Ella le había enseñado que no hay lugar para las debilidades en este mundo. Tiburcio pasó de los campos de batalla de Europa a las Américas, destacándose en mil gestas en el mar Océano. Capitán de mar y guerra, miembro de la orden de Santiago, distinguido con honores y regalos por el propio monarca Felipe IV. Pesadilla de los enemigos de la patria, logró alcanzar el cargo de Maestre de Campo a sus casi cuarenta años. Con un expediente militar que hacía estremecer al más aguerrido, sus logros eran comentados en un sinfín de veladas, reuniones y, lo que es más importante, en los poderosos despachos de la Corte. En los ojos de doña Isabel asomaba el orgullo de madre cada vez que alguien le traía noticias, cada vez que una nueva historia de su pequeño Tiburcio recorría la ciudad. De igual manera que aceptaría las buenas nuevas, dejaría correr la fama que tenía de brabucón y espada fácil. Eran parte de un mismo papel, bien lo sabía. Tortura de alcaldes y alguaciles, se batió en incontables lances en las noches de Madrid y Sevilla, de Cádiz, Sanlúcar y Lisboa. Tenía un nombre que mantener, ese era su cometido. De seguro que su madre sonrió cuando le contaron que incluso se había atrevido a enfrentarse directamente con el poderosísimo Conde Duque de Olivares. 

El joven narrador, dejándose caer de la rama, sale corriendo hacia el interior de una habitación cuya puerta, hoy desaparecida, se asemeja a la oscura boca de una cueva. Desde ahí, solo escuchando su voz, nos cuenta el día en el que doña Isabel se enteró que su querido Tiburcio, estando en la cima de su carrera, decidió dejarlo todo, abandonar el mundo material y hacerse fraile capuchino. Su corazón se partió, pues no podía entender lo sucedido. Solo el tiempo y la fe que tenía hicieron que aceptase la decisión de su hijo.
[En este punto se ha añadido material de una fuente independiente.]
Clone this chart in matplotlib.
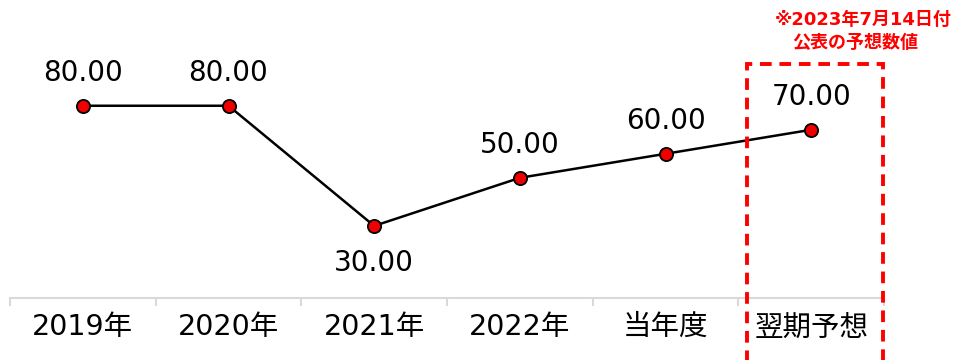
import matplotlib
matplotlib.use("Agg")
import matplotlib.pyplot as plt
from matplotlib.patches import Rectangle

plt.rcParams['font.family'] = ['DejaVu Sans', 'Noto Sans CJK JP']

categories = ["2019年", "2020年", "2021年", "2022年", "当年度", "翌期予想"]
values = [80.00, 80.00, 30.00, 50.00, 60.00, 70.00]
label_below = [False, False, True, False, False, False]
note_lines = ["※2023年7月14日付", "公表の予想数値"]

fig = plt.figure(figsize=(9.59, 3.6), dpi=100)
ax = fig.add_axes([10/959, 62/360, 874/959, 298/360])
x = list(range(len(categories)))
ax.plot(x, values, color='black', lw=1.8, marker='o', markersize=9.5,
        markerfacecolor='#ee0000', markeredgecolor='black', markeredgewidth=1.3, zorder=3)

for xi, v, below in zip(x, values, label_below):
    ax.annotate(f"{v:.2f}", (xi, v), xytext=(0, -37 if below else 33), textcoords='offset pixels',
                ha='center', va='center', fontsize=20, color='black')

ax.set_xlim(-0.5, 5.5)
ax.set_ylim(0, 124)
for s in ['top', 'right', 'left']:
    ax.spines[s].set_visible(False)
ax.spines['bottom'].set_color('#d9d9d9')
ax.spines['bottom'].set_linewidth(1.5)
ax.set_yticks([])
ax.set_xticks([i - 0.5 for i in range(len(categories) + 1)])
ax.set_xticklabels([])
ax.set_xticks(x, minor=True)
ax.set_xticklabels(categories, minor=True, fontsize=20.5)
ax.tick_params(axis='x', which='major', length=6, color='#d9d9d9', width=1.5)
ax.tick_params(axis='x', which='minor', length=0, pad=11)

rect = Rectangle((4.56, -40), 0.93, 137.5, fill=False, edgecolor='#ff0000', lw=2.8,
                 linestyle=(0, (3, 2)), clip_on=False, zorder=4)
ax.add_patch(rect)
ax.text(5.36, 115.5, note_lines[0], color='#ff0000', fontsize=13, ha='center', va='center', fontweight='bold')
ax.text(5.3, 106, note_lines[1], color='#ff0000', fontsize=13, ha='center', va='center', fontweight='bold')

fig.savefig("out.png", dpi=100)
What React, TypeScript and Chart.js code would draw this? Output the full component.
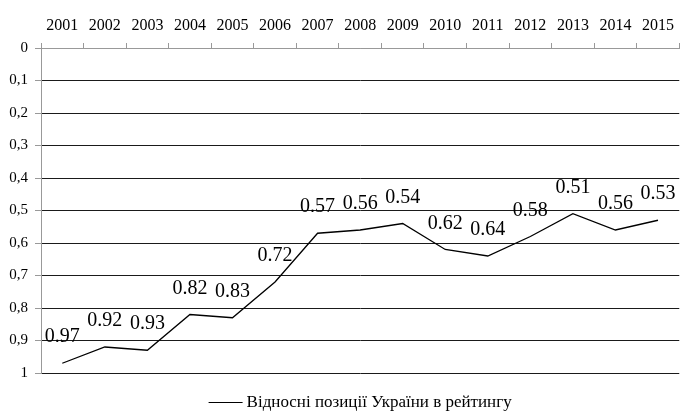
import React, { useEffect, useRef } from "react";
import { Chart, registerables } from "chart.js";

Chart.register(...registerables);

const years = ["2001", "2002", "2003", "2004", "2005", "2006", "2007", "2008", "2009", "2010", "2011", "2012", "2013", "2014", "2015"];
const positions = [0.97, 0.92, 0.93, 0.82, 0.83, 0.72, 0.57, 0.56, 0.54, 0.62, 0.64, 0.58, 0.51, 0.56, 0.53];
const seriesLabel = "Відносні позиції України в рейтингу";

const FONT = "'Liberation Serif', 'Times New Roman', serif";

const valueLabels = {
  id: "valueLabels",
  afterDatasetsDraw(chart: any) {
    const ctx = chart.ctx;
    const meta = chart.getDatasetMeta(0);
    ctx.save();
    ctx.font = `20px ${FONT}`;
    ctx.fillStyle = "#000";
    ctx.textAlign = "center";
    ctx.textBaseline = "alphabetic";
    meta.data.forEach((pt: any, i: number) => {
      ctx.fillText(positions[i].toFixed(2), pt.x, pt.y - 21);
    });
    ctx.restore();
  },
};

const bottomLegend = {
  id: "bottomLegend",
  afterDraw(chart: any) {
    const ctx = chart.ctx;
    const area = chart.chartArea;
    ctx.save();
    ctx.font = `17px ${FONT}`;
    const text = chart.data.datasets[0].label;
    const tw = ctx.measureText(text).width;
    const lineW = 34;
    const gap = 4;
    const total = lineW + gap + tw;
    const cx = (area.left + area.right) / 2;
    const x0 = cx - total / 2;
    const y = area.bottom + 29;
    ctx.strokeStyle = "#000";
    ctx.lineWidth = 1;
    ctx.beginPath();
    ctx.moveTo(x0, y + 0.5);
    ctx.lineTo(x0 + lineW, y + 0.5);
    ctx.stroke();
    ctx.fillStyle = "#000";
    ctx.textAlign = "left";
    ctx.textBaseline = "middle";
    ctx.fillText(text, x0 + lineW + gap, y + 1);
    ctx.restore();
  },
};

export default function App() {
  const ref = useRef<HTMLCanvasElement>(null);
  useEffect(() => {
    document.body.style.margin = "0";
    const chart = new Chart(ref.current!, {
      type: "line",
      data: {
        labels: years,
        datasets: [
          {
            label: seriesLabel,
            data: positions,
            borderColor: "#000",
            backgroundColor: "#000",
            borderWidth: 1.3,
            pointRadius: 0,
            tension: 0,
            fill: false,
          },
        ],
      },
      options: {
        responsive: false,
        animation: false,
        layout: { padding: { top: 0, left: 0, right: 0, bottom: 42 } },
        plugins: {
          tooltip: { enabled: false },
          legend: { display: false },
        },
        scales: {
          x: {
            position: "top",
            offset: true,
            grid: {
              offset: true,
              drawOnChartArea: false,
              tickLength: 5,
              color: "#999",
            },
            border: { color: "#999" },
            ticks: {
              color: "#000",
              font: { family: FONT, size: 16 },
              padding: 8,
              maxRotation: 0,
              autoSkip: false,
            },
            afterFit: (s: any) => {
              s.height = 48;
            },
          },
          y: {
            reverse: true,
            min: 0,
            max: 1,
            ticks: {
              stepSize: 0.1,
              color: "#000",
              font: { family: FONT, size: 15 },
              padding: 7,
              callback: (v: any) => {
                const n = Math.round(Number(v) * 10) / 10;
                return String(n).replace(".", ",");
              },
            },
            grid: {
              color: (c: any) => (c.tick && c.tick.value === 0 ? "#999" : "#1a1a1a"),
              tickColor: "#999",
              tickLength: 6,
            },
            border: { color: "#999" },
            afterFit: (s: any) => {
              s.width = 41;
            },
          },
        },
      },
      plugins: [valueLabels, bottomLegend],
    });
    return () => chart.destroy();
  }, []);
  return (
    <div style={{ width: 682, height: 415 }}>
      <canvas ref={ref} width={682} height={415} />
    </div>
  );
}
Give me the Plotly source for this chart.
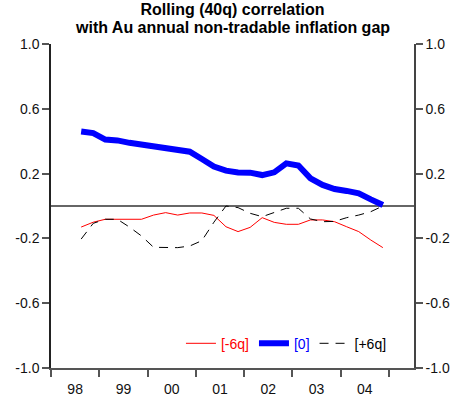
import plotly.graph_objects as go

# quarterly observations, 1998Q3 - 2004Q4
quarters = [
    "1998Q3", "1998Q4",
    "1999Q1", "1999Q2", "1999Q3", "1999Q4",
    "2000Q1", "2000Q2", "2000Q3", "2000Q4",
    "2001Q1", "2001Q2", "2001Q3", "2001Q4",
    "2002Q1", "2002Q2", "2002Q3", "2002Q4",
    "2003Q1", "2003Q2", "2003Q3", "2003Q4",
    "2004Q1", "2004Q2", "2004Q3", "2004Q4",
]

lag_minus6 = [
    -0.13, -0.10,
    -0.082, -0.082, -0.082, -0.082,
    -0.056, -0.041, -0.056, -0.043,
    -0.043, -0.058, -0.128, -0.158,
    -0.132, -0.072, -0.101, -0.113,
    -0.113, -0.086, -0.086, -0.097,
    -0.128, -0.158, -0.21, -0.257,
]

lag_zero = [
    0.46, 0.45,
    0.41, 0.405, 0.39, 0.378,
    0.366, 0.362, 0.35, 0.335,
    0.29, 0.243, 0.218, 0.207,
    0.206, 0.191, 0.208, 0.263,
    0.25, 0.171, 0.13, 0.105,
    0.093, 0.078, 0.041, 0.006,
]

lag_plus6 = [
    -0.204, -0.107,
    -0.082, -0.082, -0.13, -0.185,
    -0.255, -0.257, -0.257, -0.247,
    -0.214, -0.10, 0.0, -0.01,
    -0.045, -0.066, -0.041, -0.014,
    -0.014, -0.08, -0.097, -0.095,
    -0.072, -0.056, -0.035, 0.0,
]

year_labels = ["98", "99", "00", "01", "02", "03", "04"]
year_starts = [1998, 1999, 2000, 2001, 2002, 2003, 2004, 2005]

y_ticks = [-1.0, -0.6, -0.2, 0.2, 0.6, 1.0]
y_labels = ["-1.0", "-0.6", "-0.2", "0.2", "0.6", "1.0"]


def to_year(q):
    # middle of the quarter as a decimal year
    return int(q[:4]) + (int(q[-1]) - 0.5) / 4


x = [to_year(q) for q in quarters]
font = "Liberation Sans, Arial, sans-serif"

fig = go.Figure()
fig.add_scatter(x=x, y=lag_minus6, mode="lines",
                line=dict(color="#ff0000", width=1),
                name="<span style='color:#ff0000'>[-6q]</span>")
fig.add_scatter(x=x, y=lag_zero, mode="lines",
                line=dict(color="#0000ff", width=6),
                name="<span style='color:#0000ff'>[0]</span>")
fig.add_scatter(x=x, y=lag_plus6, mode="lines",
                line=dict(color="#000000", width=1, dash="9px,7px"),
                name="<span style='color:#000000'>[+6q]</span>")
# dummy trace so the right-hand axis gets drawn
fig.add_scatter(x=[None], y=[None], yaxis="y2", showlegend=False, hoverinfo="skip")

yax = dict(range=[-1, 1], showgrid=False, automargin=False,
           showline=True, linewidth=1.5,
           tickmode="array", tickvals=y_ticks, ticktext=y_labels,
           ticks="outside", ticklen=7, tickwidth=1.5, tickcolor="#555")

fig.update_layout(
    width=456, height=401,
    margin=dict(l=51, r=42, t=44, b=33),
    paper_bgcolor="white", plot_bgcolor="white",
    font=dict(family=font, size=14, color="#111"),
    title=dict(text="<b>Rolling (40q) correlation</b>",
               x=0.5, xanchor="center", xref="paper",
               y=0.99, yanchor="top", yref="container",
               font=dict(size=16, color="black")),
    showlegend=True,
    legend=dict(orientation="h", x=0.358, y=0.075, xanchor="left", yanchor="middle",
                bgcolor="rgba(0,0,0,0)", font=dict(size=14), itemwidth=30),
    xaxis=dict(range=[1998, 2005.52], showgrid=False, zeroline=False, automargin=False,
               showline=True, linecolor="#555", linewidth=1.5,
               tickmode="array", tickvals=[y + 0.5 for y in year_starts[:-1]],
               ticktext=year_labels, ticks="outside", ticklen=7,
               tickcolor="rgba(0,0,0,0)",
               minor=dict(tickmode="array", tickvals=year_starts, ticks="outside",
                          ticklen=7, tickwidth=1.5, tickcolor="#555")),
    yaxis=dict(yax, zeroline=True, zerolinecolor="#666", zerolinewidth=1.5,
               linecolor="#222"),
    yaxis2=dict(yax, overlaying="y", side="right", zeroline=False, linecolor="#444"),
    annotations=[dict(text="<b>with Au annual non-tradable inflation gap</b>",
                      xref="paper", yref="paper", x=0.5, y=1.0, yshift=6,
                      xanchor="center", yanchor="bottom", showarrow=False,
                      font=dict(size=16, color="black"))],
)

# drop the browser's default page margin so the figure sits at the top-left corner
fig.write_html("out.html", config={"displayModeBar": False},
               post_script="document.body.style.margin = '0px';")
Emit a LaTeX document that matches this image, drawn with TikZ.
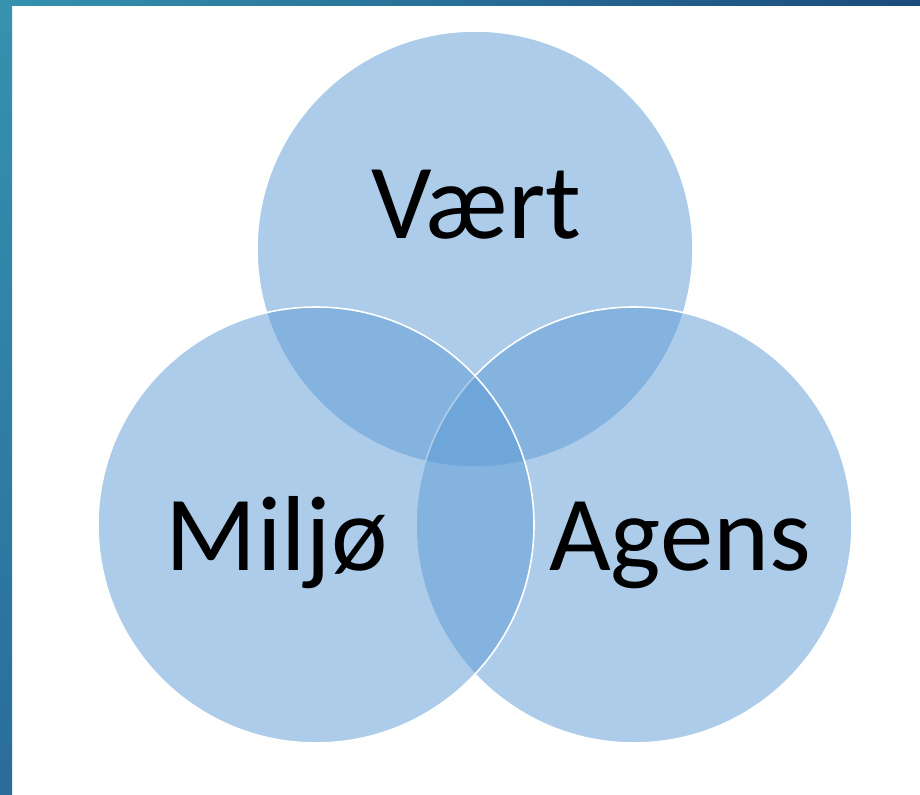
\documentclass[tikz,border=0pt]{standalone}
\usepackage{fontspec}
\setmainfont{Carlito}
\usetikzlibrary{positioning}

\definecolor{setblue}{HTML}{5B9BD5}
\definecolor{edgeteal}{HTML}{3592AF}
\definecolor{edgeblue}{HTML}{2A6C9B}
\definecolor{edgenavy}{HTML}{1A4A7D}

\tikzset{
  setcircle/.style={fill=setblue,fill opacity=0.5,draw=white,draw opacity=1,line width=1.2pt},
  setlabel/.style={anchor=base,inner sep=0pt,font=\fontsize{80}{84}\selectfont}
}

\begin{document}
\begin{tikzpicture}[x=0.75pt,y=-0.75pt]

% ---------------- FRAME ----------------
\useasboundingbox (0,0) rectangle (920,795);
\fill[white] (0,0) rectangle (920,795);

% left strip and top strip
\shade[top color=edgeteal,bottom color=edgeblue] (0,0) rectangle (12,795);
\shade[left color=edgeteal,right color=edgenavy] (0,0) rectangle (920,6);

% ---------------- CIRCLES ----------------
\draw[setcircle] (475,249) circle[radius=163.5pt];
\draw[setcircle] (634,525) circle[radius=163.5pt];
\draw[setcircle] (316,525) circle[radius=163.5pt];

% ---------------- LABELS ----------------
\node[setlabel] (vert) at (476,238) {Vært};
\node[setlabel] (milj) at (277,570) {Miljø};
\node[setlabel] (agens) at (680,570) {Agens};

\end{tikzpicture}
\end{document}
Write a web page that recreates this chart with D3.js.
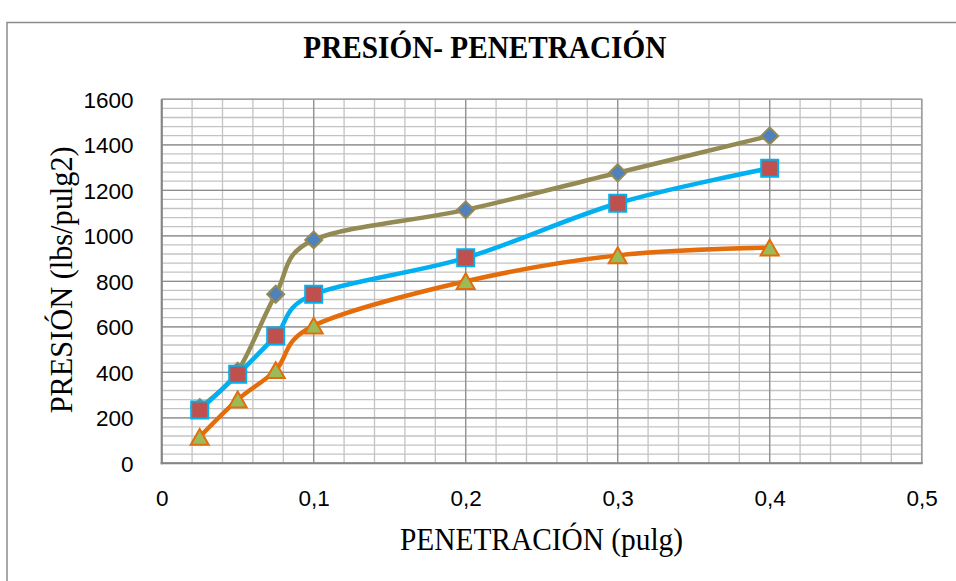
<!DOCTYPE html>
<html>
<head>
<meta charset="utf-8">
<script src="https://cdn.jsdelivr.net/npm/d3@7"></script>
<style>
  html, body { margin: 0; padding: 0; background: #fff; }
  svg { display: block; }
</style>
</head>
<body>
<svg id="chart" width="956" height="581"></svg>
<script>
// ---- data ----
const penetracion = [0.025, 0.05, 0.075, 0.1, 0.2, 0.3, 0.4];
const serie1 = [245, 405, 743, 982, 1114, 1277, 1439];
const serie2 = [234, 391, 560, 743, 903, 1143, 1297];
const serie3 = [116, 280, 409, 605, 800, 914, 948];
const xTicks = [0, 0.1, 0.2, 0.3, 0.4, 0.5];
const yTicks = [0, 200, 400, 600, 800, 1000, 1200, 1400, 1600];
const title = "PRESIÓN- PENETRACIÓN";
const xTitle = "PENETRACIÓN (pulg)";
const yTitle = "PRESIÓN (lbs/pulg2)";

const series = [
  { values: serie1, line: "#948A54", fill: "#4F81BD", stroke: "#948A54", marker: "diamond" },
  { values: serie2, line: "#00B0F0", fill: "#C0504D", stroke: "#00B0F0", marker: "square" },
  { values: serie3, line: "#E46C0A", fill: "#9BBB59", stroke: "#E46C0A", marker: "triangle" }
];

const svg = d3.select("#chart");

// outer frame
svg.append("rect").attr("x", 7).attr("y", 22.5).attr("width", 1200).attr("height", 1200)
  .attr("fill", "#fff").attr("stroke", "#8c8c8c").attr("stroke-width", 1.5);

const L = 161.7, R = 921.7, T = 99.3, B = 463.3;
const x = d3.scaleLinear().domain([0, 0.5]).range([L, R]);
const y = d3.scaleLinear().domain([0, 1600]).range([B, T]);

const grid = svg.append("g");
// minor grid
const xMinor = d3.range(0, 0.5001, 0.02);
const yMinor = d3.range(0, 1600.1, 40);
grid.selectAll(".xm").data(xMinor).join("line")
  .attr("x1", d => x(d)).attr("x2", d => x(d)).attr("y1", T).attr("y2", B)
  .attr("stroke", "#c3c3c3").attr("stroke-width", 1.3);
grid.selectAll(".ym").data(yMinor).join("line")
  .attr("x1", L).attr("x2", R).attr("y1", d => y(d)).attr("y2", d => y(d))
  .attr("stroke", "#c3c3c3").attr("stroke-width", 1.3);
// major grid
grid.selectAll(".xM").data(xTicks).join("line")
  .attr("x1", d => x(d)).attr("x2", d => x(d)).attr("y1", T).attr("y2", B)
  .attr("stroke", "#8c8c8c").attr("stroke-width", 1.2);
grid.selectAll(".yM").data(yTicks).join("line")
  .attr("x1", L).attr("x2", R).attr("y1", d => y(d)).attr("y2", d => y(d))
  .attr("stroke", "#8c8c8c").attr("stroke-width", 1.2);
// plot border
svg.append("rect").attr("x", L).attr("y", T).attr("width", R - L).attr("height", B - T)
  .attr("fill", "none").attr("stroke", "#a0a0a0").attr("stroke-width", 1.5);
// axis lines
svg.append("line").attr("x1", L).attr("x2", L).attr("y1", T).attr("y2", B + 1)
  .attr("stroke", "#868686").attr("stroke-width", 2);
svg.append("line").attr("x1", L - 1).attr("x2", R + 1).attr("y1", B).attr("y2", B)
  .attr("stroke", "#868686").attr("stroke-width", 2);

// axes labels
const loc = d3.formatLocale({ decimal: ",", thousands: ".", grouping: [3], currency: ["", ""] });
const fmtX = loc.format("~g");

const gx = svg.append("g").attr("transform", `translate(0,${B})`)
  .call(d3.axisBottom(x).tickValues(xTicks).tickSize(0).tickFormat(fmtX));
gx.select(".domain").remove();
gx.selectAll("text").attr("y", 43.2).attr("dy", 0)
  .attr("font-family", "'Liberation Sans', Arial, sans-serif").attr("font-size", 22.5).attr("fill", "#000");

const gy = svg.append("g").attr("transform", `translate(${L},0)`)
  .call(d3.axisLeft(y).tickValues(yTicks).tickSize(0).tickPadding(28.2).tickFormat(d => String(d)));
gy.select(".domain").remove();
gy.selectAll("text").attr("dy", "0.355em")
  .attr("font-family", "'Liberation Sans', Arial, sans-serif").attr("font-size", 22.5).attr("fill", "#000");

// series
const lineGen = d3.line().x(d => x(d[0])).y(d => y(d[1])).curve(d3.curveCardinal.tension(0));

function markerPath(type) {
  if (type === "diamond") return "M0,-8.5L8.5,0L0,8.5L-8.5,0Z";
  if (type === "square") return "M-8.5,-8.5H8.5V8.5H-8.5Z";
  return "M0,-8L9,7.8L-9,7.8Z";
}

series.forEach(s => {
  const pts = penetracion.map((p, i) => [p, s.values[i]]);
  const g = svg.append("g");
  g.append("path").datum(pts).attr("d", lineGen)
    .attr("fill", "none").attr("stroke", s.line).attr("stroke-width", 4.5)
    .attr("stroke-linejoin", "round").attr("stroke-linecap", "round");
  g.selectAll("path.m").data(pts).join("path").attr("class", "m")
    .attr("transform", d => `translate(${x(d[0])},${y(d[1])})`)
    .attr("d", markerPath(s.marker))
    .attr("fill", s.fill).attr("stroke", s.stroke).attr("stroke-width", 2)
    .attr("stroke-linejoin", "miter");
});

// titles
svg.append("text").attr("x", 303.3).attr("y", 58.3)
  .attr("font-family", "'Liberation Serif', 'Times New Roman', serif")
  .attr("font-weight", "bold").attr("font-size", 32)
  .attr("textLength", 363).attr("lengthAdjust", "spacingAndGlyphs")
  .text(title);

svg.append("text").attr("x", 400).attr("y", 550)
  .attr("font-family", "'Liberation Serif', 'Times New Roman', serif")
  .attr("font-size", 32)
  .attr("textLength", 283).attr("lengthAdjust", "spacingAndGlyphs")
  .text(xTitle);

svg.append("text").attr("transform", "translate(72,413.3) rotate(-90)")
  .attr("x", 0).attr("y", 0)
  .attr("font-family", "'Liberation Serif', 'Times New Roman', serif")
  .attr("font-size", 32)
  .attr("textLength", 267).attr("lengthAdjust", "spacingAndGlyphs")
  .text(yTitle);
</script>
</body>
</html>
Fray Francisco de Pamplona, como se hizo llamar, se convirtió de la noche a la mañana en otro hombre. Fruto de la religiosidad del momento despreció todo lo que tenía y todo lo que había sido.

Y será éste y no el viejo Tiburcio el que acompañó a su madre en las últimas horas antes de que abandonara este mundo. Se marchaba doña Isabel, moría una época, un linaje, una casa. No fue testigo de cómo su benjamín pasaba a la posteridad como uno de los mayores impulsores de las misiones en el Congo y Venezuela y terminaba sus días en el puerto de Caracas rodeado, según testigos, de olor a santidad.

El sonido del viento nos devuelve al presente. Miramos hacia la entrada de la habitación, pero el jovencito no aparece. Le llamamos, pero nadie hay allí. Estamos solos. Únicamente las sombras y los recuerdos nos acompañan. Decidimos levantarnos y partir. Ahora somos nosotros los que atesoramos la historia de ese lugar. Tal vez sea el momento de poner por escrito la vida de doña Isabel y de sus hijos. Don Tiburcio Redín y Cruzat y los suyos no merecen ser olvidados. No al menos en la ciudad que les vio nacer.